The prospect of Phoo-D’s short ribs braised in porter ale with a maple rosemary glaze meant I needed to pull out a special wine to bounce off the epic flavors. I briefly considered our options and then settled upon this fine Cocodrilo Cabernet Sauvignon. We had our first bottle of this wine last summer with a dry aged ribeye and chimichuri sauce and were blown away by the quality and depth of the wine. I remembered the long flavor with hints of chocolate and tobacco and this seemed like a perfect short rib partner! Cocodrilo is part of the Nativo family of wines from Vina Cobos- Paul Hobbs’ venture in Argentina. From this reasonably priced group, we have also enjoyed the El Felino Malbec. Both wines transcend their price point drinking like a $50+ wine.

Tasting Notes:
In the glass it has a deep color of almost black purple. The nose is huge and pleasing with a hint of blackberry. Some alcohol is apparent. A burst of fruit at the start is followed by a round and concentrated berry flavor through the midpalate. This wine is ripe (but not over-ripe) with a finish just dry enough to keep the fruit in check. The wine is soft enough that it does not overpower the short ribs and the fat in the dish enhances the wine’s supple quality. A fine acidic flourish acts in lieu of dryness to cut the fattiness of the dish.

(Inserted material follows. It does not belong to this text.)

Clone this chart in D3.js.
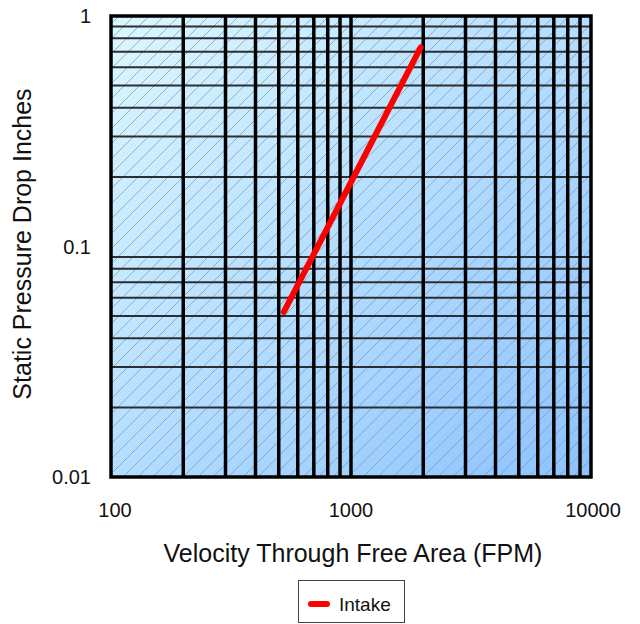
<html>
<head>
<script src="https://d3js.org/d3.v7.min.js"></script>
<style>
  body { margin: 0; background: #fff; }
  text { font-family: "Liberation Sans", Arial, sans-serif; fill: #111; }
</style>
</head>
<body>
<svg width="640" height="624"></svg>
<script>
var velocity = [525, 1000, 1500, 1950];
var pressure = [0.052, 0.19, 0.43, 0.73];
var xTicks = [100, 1000, 10000];
var yTicks = [0.01, 0.1, 1];
var seriesName = "Intake";

var svg = d3.select("svg");
var plot = {left: 111, right: 591, top: 16, bottom: 477};

var x = d3.scaleLog().domain([100, 10000]).range([plot.left, plot.right]);
var y = d3.scaleLog().domain([0.01, 1]).range([plot.bottom, plot.top]);

var defs = svg.append("defs");
var grad = defs.append("linearGradient").attr("id", "bg")
  .attr("x1", "0%").attr("y1", "0%").attr("x2", "100%").attr("y2", "100%");
grad.append("stop").attr("offset", "0%").attr("stop-color", "#dcf8ff");
grad.append("stop").attr("offset", "100%").attr("stop-color", "#8cc2ff");

var hatch = defs.append("pattern").attr("id", "hatch")
  .attr("patternUnits", "userSpaceOnUse").attr("width", 15).attr("height", 15);
hatch.append("path").attr("d", "M0,15 L15,0 M-4,4 L4,-4 M11,19 L19,11")
  .attr("stroke", "#7f93a6").attr("stroke-width", 0.7);

var w = plot.right - plot.left, h = plot.bottom - plot.top;
svg.append("rect").attr("x", plot.left).attr("y", plot.top)
  .attr("width", w).attr("height", h).attr("fill", "url(#bg)");
svg.append("rect").attr("x", plot.left).attr("y", plot.top)
  .attr("width", w).attr("height", h).attr("fill", "url(#hatch)");

// grid - horizontal lines at every log tick
var yGrid = y.ticks().filter(function(d){ return yTicks.indexOf(d) < 0; });
svg.append("g").selectAll("line").data(yGrid).enter().append("line")
  .attr("x1", plot.left).attr("x2", plot.right)
  .attr("y1", function(d){ return y(d); }).attr("y2", function(d){ return y(d); })
  .attr("stroke", "#2b2f33").attr("stroke-width", 2);

var xGrid = x.ticks().filter(function(d){ return d > 100 && d < 10000; });
svg.append("g").selectAll("line").data(xGrid).enter().append("line")
  .attr("y1", plot.top).attr("y2", plot.bottom)
  .attr("x1", function(d){ return x(d); }).attr("x2", function(d){ return x(d); })
  .attr("stroke", "#000").attr("stroke-width", 3.5);

svg.append("rect").attr("x", plot.left).attr("y", plot.top)
  .attr("width", w).attr("height", h)
  .attr("fill", "none").attr("stroke", "#000").attr("stroke-width", 3.5);

// tick labels
svg.append("g").selectAll("text").data(yTicks).enter().append("text")
  .attr("x", 91).attr("y", function(d){ return y(d) + 7; })
  .attr("text-anchor", "end").attr("font-size", 20)
  .text(function(d){ return d; });

svg.append("g").selectAll("text").data(xTicks).enter().append("text")
  .attr("x", function(d, i){ return x(d) + (i == 0 ? 4 : (i == 2 ? 2 : 0)); })
  .attr("y", 517)
  .attr("text-anchor", "middle").attr("font-size", 20)
  .text(function(d){ return d; });

svg.append("text").attr("x", 353).attr("y", 562)
  .attr("text-anchor", "middle").attr("font-size", 25)
  .text("Velocity Through Free Area (FPM)");

svg.append("text").attr("transform", "translate(31,244) rotate(-90)")
  .attr("text-anchor", "middle").attr("font-size", 25)
  .text("Static Pressure Drop Inches");

// series
var pts = velocity.map(function(v, i){ return [v, pressure[i]]; });
svg.append("path").datum(pts)
  .attr("d", d3.line().x(function(d){ return x(d[0]); }).y(function(d){ return y(d[1]); }))
  .attr("fill", "none").attr("stroke", "#ff0000").attr("stroke-width", 6)
  .attr("stroke-linecap", "round");

// legend
var lg = svg.append("g");
lg.append("rect").attr("x", 298.5).attr("y", 580.5).attr("width", 106).attr("height", 42)
  .attr("fill", "#fff").attr("stroke", "#444").attr("stroke-width", 1);
lg.append("line").attr("x1", 311).attr("x2", 327).attr("y1", 604).attr("y2", 604)
  .attr("stroke", "#ff0000").attr("stroke-width", 6).attr("stroke-linecap", "round");
lg.append("text").attr("x", 339).attr("y", 611).attr("font-size", 19).text(seriesName);
</script>
</body>
</html>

Typically Cabernet Sauvignon would not be my first choice to serve with short ribs but this wine does not seem typical. I have had other Argentine Cabernets and they seem to drink differently than their North American counterparts: dark, earthy, and slightly smoky. Is this the terroir? The cabs we are accustomed to from California seem to possess more red fruit and therefore don’t seem to go as well with barbecue or the sweetness of short ribs. You should seek out this wine to explore Argentinian Cabernet and all that it can offer for under $20.
Cheers!
Mr. B
P.S. This is one of my favorite wine label designs.